Ayres Borghi-Zerni

Her father was Edgardo Zerni, an Italian operatic tenor of modest reputation, and her aunt was Adele Borghi, a prominent mezzo-soprano admired by Giuseppe Verdi himself.

She studied singing in Milan under a teacher called Bonanno and made her debut in 1914 at the Teatro dal Verme[1] as Micaela in Georges Bizet's Carmen.

The following year Ayres Borghi-Zerni made her first appearance at an important Italian opera house - Teatro Comunale di Bologna, where she performed Gilda in Rigoletto and Amina in Vincenzo Bellini's La sonnambula.

Apart from the greatest Italian stages, Borghi-Zerni was tremendously successful in at The Royal Opera House in London, where in 1919 she sang Violetta in La traviata.

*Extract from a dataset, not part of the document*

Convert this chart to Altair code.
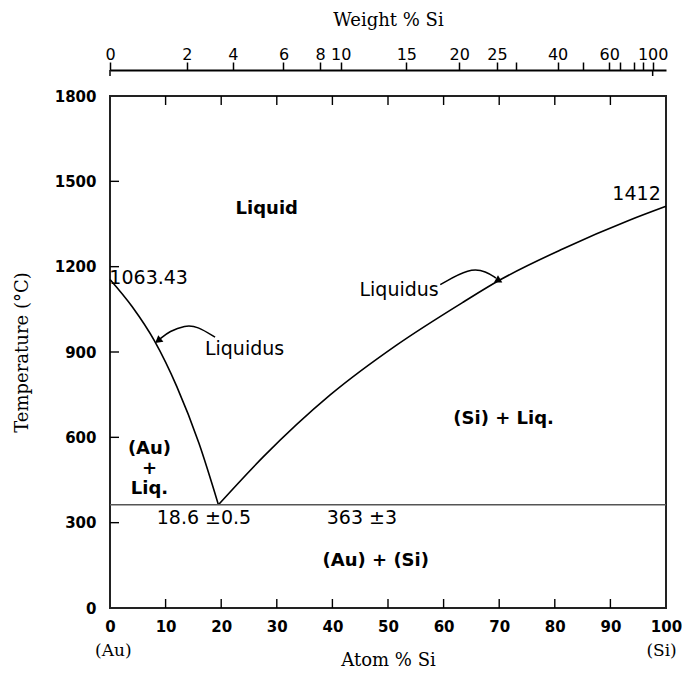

She also made guest appearances at the Teatro Liceo in Barcelona (also in 1919, in Gioacchino Rossini's Il barbiere di Siviglia, Lucia di Lammermoor and Rigoletto) and the Opéra de Monte-Carlo (in 1920, in La traviata, Rigoletto (as a partner of the great tenor Beniamino Gigli) and the world premiere of Raoul Gunsbourg's new opera Satan).